NEW YORK (Reuters) – New York state's income tax hike on wealthy taxpayers may have caused a surprising drop in neighboring New Jersey's tax collections, a New Jersey budget expert said on Tuesday.
New Jersey residents who work in New York get credits on tax bills for the income tax payments they owe New York.
Last year, the Empire State raised the tax rate for annual income above $300,000 to 7.85 percent and for annual income above $500,000 a year to 8.97 percent.
But New York used a "recapture" provision -- which was obscured by New York officials and missed by tax experts -- to instead tax the entire income of these wealthy individuals at the two higher rates, according to written testimony by David Rosen, New Jersey legislative budget and financial officer.
More than 20,000 New Jerseyans have annual incomes that top $500,000 a year and the state had estimated New York's higher income tax rates would cost it $300 million in the fiscal year that ends on June 30.

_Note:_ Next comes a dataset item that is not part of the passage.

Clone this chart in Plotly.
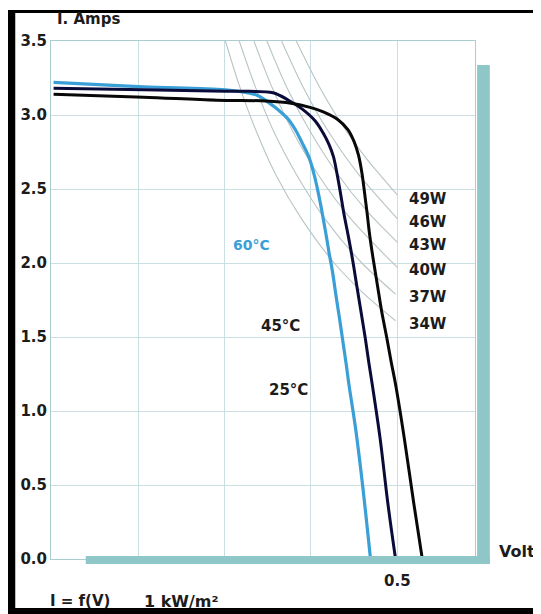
import plotly.graph_objects as go

# ---------------- data ----------------
# I-V curves: voltage per cell (V) and current (A)
v_25 = [0.102, 0.206, 0.291, 0.348, 0.377, 0.400, 0.415, 0.431, 0.443, 0.450, 0.455, 0.459, 0.462,
        0.465, 0.468, 0.472, 0.477, 0.482, 0.488, 0.493, 0.498, 0.508, 0.519, 0.529]
i_25 = [3.14, 3.12, 3.10, 3.095, 3.08, 3.05, 3.02, 2.97, 2.90, 2.82, 2.73, 2.61, 2.48,
        2.34, 2.19, 2.03, 1.85, 1.67, 1.49, 1.33, 1.18, 0.82, 0.38, 0.00]

v_45 = [0.102, 0.206, 0.301, 0.329, 0.356, 0.374, 0.390, 0.405, 0.414, 0.421, 0.426, 0.430, 0.434,
        0.438, 0.443, 0.448, 0.453, 0.458, 0.463, 0.467, 0.471, 0.480, 0.489, 0.498]
i_45 = [3.18, 3.17, 3.16, 3.16, 3.15, 3.10, 3.04, 2.96, 2.88, 2.80, 2.72, 2.61, 2.48,
        2.34, 2.19, 2.03, 1.85, 1.67, 1.49, 1.33, 1.18, 0.82, 0.38, 0.00]

v_60 = [0.102, 0.206, 0.301, 0.337, 0.352, 0.363, 0.374, 0.382, 0.390, 0.398, 0.404, 0.409,
        0.413, 0.417, 0.421, 0.425, 0.429, 0.433, 0.437, 0.441, 0.444, 0.452, 0.460, 0.469]
i_60 = [3.22, 3.19, 3.17, 3.135, 3.08, 3.03, 2.97, 2.90, 2.81, 2.71, 2.59, 2.46,
        2.34, 2.21, 2.07, 1.94, 1.78, 1.63, 1.47, 1.31, 1.18, 0.87, 0.49, 0.00]

temp_labels = ["25°C", "45°C", "60°C"]

# constant-power curves (module watts)
power_labels = ["49W", "46W", "43W", "40W", "37W", "34W"]
pw_v = [
    [0.383, 0.409, 0.440, 0.465, 0.500],
    [0.366, 0.390, 0.419, 0.455, 0.500],
    [0.349, 0.371, 0.398, 0.431, 0.465, 0.500],
    [0.334, 0.354, 0.378, 0.408, 0.446, 0.500],
    [0.317, 0.335, 0.356, 0.383, 0.416, 0.459, 0.498],
    [0.301, 0.317, 0.336, 0.359, 0.389, 0.427, 0.460, 0.498],
]
pw_i = [
    [3.50, 3.20, 2.90, 2.70, 2.46],
    [3.50, 3.20, 2.90, 2.60, 2.30],
    [3.50, 3.20, 2.90, 2.60, 2.35, 2.14],
    [3.50, 3.20, 2.90, 2.60, 2.30, 1.97],
    [3.50, 3.20, 2.90, 2.60, 2.30, 2.00, 1.79],
    [3.50, 3.20, 2.90, 2.60, 2.30, 2.00, 1.80, 1.61],
]
power_label_i = [2.43, 2.28, 2.12, 1.95, 1.77, 1.59]

y_ticks = [0.0, 0.5, 1.0, 1.5, 2.0, 2.5, 3.0, 3.5]
x_ticks = [0.5]
x_ticktext = ["0.5"]
x_grid = [0.2, 0.3, 0.4]

# ---------------- figure ----------------
FONT = "DejaVu Sans"
DARK = "#1c1c1c"
CYAN = "#3a9fd6"
NAVY = "#0b0b3a"
GRID = "#c9dfe2"
TEAL = "#8fc7c8"

fig = go.Figure()

for vv, ii in zip(pw_v, pw_i):
    fig.add_trace(go.Scatter(x=vv, y=ii, mode="lines", hoverinfo="skip",
                             line=dict(color="#b9c4c4", width=1.1, shape="spline", smoothing=0.8),
                             showlegend=False))

fig.add_trace(go.Scatter(x=v_60, y=i_60, mode="lines", name=temp_labels[2],
                         line=dict(color=CYAN, width=3.2, shape="spline", smoothing=1.0), showlegend=False))
fig.add_trace(go.Scatter(x=v_45, y=i_45, mode="lines", name=temp_labels[1],
                         line=dict(color=NAVY, width=3.0, shape="spline", smoothing=1.0), showlegend=False))
fig.add_trace(go.Scatter(x=v_25, y=i_25, mode="lines", name=temp_labels[0],
                         line=dict(color="#080808", width=3.0, shape="spline", smoothing=1.0), showlegend=False))

# power labels
for lab, yy in zip(power_labels, power_label_i):
    fig.add_annotation(x=0.5117, y=yy, text="<b>" + lab + "</b>", showarrow=False,
                       xanchor="left", yanchor="middle",
                       font=dict(family=FONT, size=15, color=DARK))

# temperature labels
fig.add_annotation(x=0.3312, y=2.12, text="<b>" + temp_labels[2] + "</b>", showarrow=False,
                   font=dict(family=FONT, size=14, color=CYAN))
fig.add_annotation(x=0.3645, y=1.574, text="<b>" + temp_labels[1] + "</b>", showarrow=False,
                   font=dict(family=FONT, size=15, color=DARK))
fig.add_annotation(x=0.3737, y=1.142, text="<b>" + temp_labels[0] + "</b>", showarrow=False,
                   font=dict(family=FONT, size=15, color=DARK))

# axis titles / notes (paper coords relative to plot area)
fig.add_annotation(xref="paper", yref="paper", x=0.0094, y=1.042, text="<b>I. Amps</b>",
                   showarrow=False, xanchor="left", yanchor="middle",
                   font=dict(family=FONT, size=15, color=DARK))
fig.add_annotation(xref="paper", yref="paper", x=1.052, y=0.0154, text="<b>Volt</b>",
                   showarrow=False, xanchor="left", yanchor="middle",
                   font=dict(family=FONT, size=16, color=DARK))
fig.add_annotation(xref="paper", yref="paper", x=-0.007, y=-0.082,
                   text="<b>I = f(V)</b>",
                   showarrow=False, xanchor="left", yanchor="middle",
                   font=dict(family=FONT, size=15, color=DARK))
fig.add_annotation(xref="paper", yref="paper", x=0.2155, y=-0.082,
                   text="<b>1 kW/m²</b>",
                   showarrow=False, xanchor="left", yanchor="middle",
                   font=dict(family=FONT, size=16, color=DARK))

shapes = [
    # teal shadow bars
    dict(type="rect", xref="paper", yref="paper", x0=0.082, x1=1.035, y0=-0.0097, y1=0.0058,
         fillcolor=TEAL, line=dict(width=0), layer="above"),
    dict(type="rect", xref="paper", yref="paper", x0=1.005, x1=1.035, y0=-0.0097, y1=0.9537,
         fillcolor=TEAL, line=dict(width=0), layer="above"),
    # black frame
    dict(type="rect", xref="paper", yref="paper", x0=-0.12, x1=1.20, y0=1.054, y1=1.0598,
         fillcolor="black", line=dict(width=0), layer="above"),
    dict(type="rect", xref="paper", yref="paper", x0=-0.12, x1=-0.0843, y0=-0.12, y1=1.0598,
         fillcolor="black", line=dict(width=0), layer="above"),
    dict(type="rect", xref="paper", yref="paper", x0=-0.12, x1=1.20, y0=-0.12, y1=-0.0946,
         fillcolor="black", line=dict(width=0), layer="above"),
]

fig.update_layout(
    width=533, height=606,
    margin=dict(l=40, r=66, t=33, b=55),
    paper_bgcolor="white", plot_bgcolor="white",
    shapes=shapes,
    showlegend=False,
    xaxis=dict(range=[0.099, 0.590], tickvals=x_ticks, ticktext=x_ticktext,
               showgrid=True, gridcolor=GRID, gridwidth=1, zeroline=False,
               minor=dict(tickvals=x_grid, showgrid=True, gridcolor=GRID, gridwidth=1, ticks=""),
               showline=True, linecolor="#a9cdd1", linewidth=1, mirror=True,
               ticks="", ticklabelstandoff=8,
               tickfont=dict(family=FONT, size=15, color=DARK, weight="bold"),
               fixedrange=True),
    yaxis=dict(range=[0, 3.5], tickvals=y_ticks, tickformat=".1f",
               showgrid=True, gridcolor=GRID, gridwidth=1, zeroline=False,
               showline=True, linecolor="#a9cdd1", linewidth=1, mirror=True,
               ticks="", ticklabelstandoff=0,
               tickfont=dict(family=FONT, size=15, color=DARK, weight="bold"),
               fixedrange=True),
)

fig.write_html("out.html", config={"displayModeBar": False})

But thanks to the recapture provision, that estimate might have been off by $200 million, said Rosen.
And even more tax revenue could be siphoned to New York because it also raised rates on the many New Jerseyans who earn at least $300,000 a year, he said.
Rosen predicted that the state will have to find an extra $767 million to balance its budget over the next 13 months. The testimony appears on the web site: http://www.njleg.state.nj.us/legislativepub/budget_2011/Rosen_testimony_05252010.pdf.
Separately, New Jersey Governor Chris Christie, addressing think tank the Manhattan Institute in New York on Tuesday, called on unions to make sacrifices to help the state close an $11 billion deficit for fiscal 2011.
"If we continue to allow a minority group of union leaders to define for us our standard of living, then we are bound to be Greece, we are bound to bury our children under a mound of taxes and debt," he said.
Only last week, Christie, a Republican, vetoed the Democratic-controlled legislature's income tax increase for million1aires.
Christie warned the legislature, which is facing November elections, against rejecting his budget remedies, which include asking voters to cap local spending increases at 2.5 percent a year.
The governor would impose the same limit on the state's discretionary spending, a category that excludes debt service or federally required programs.
"If you don't listen to the people of New Jersey, the people of New Jersey will show you another way to make a living," he said.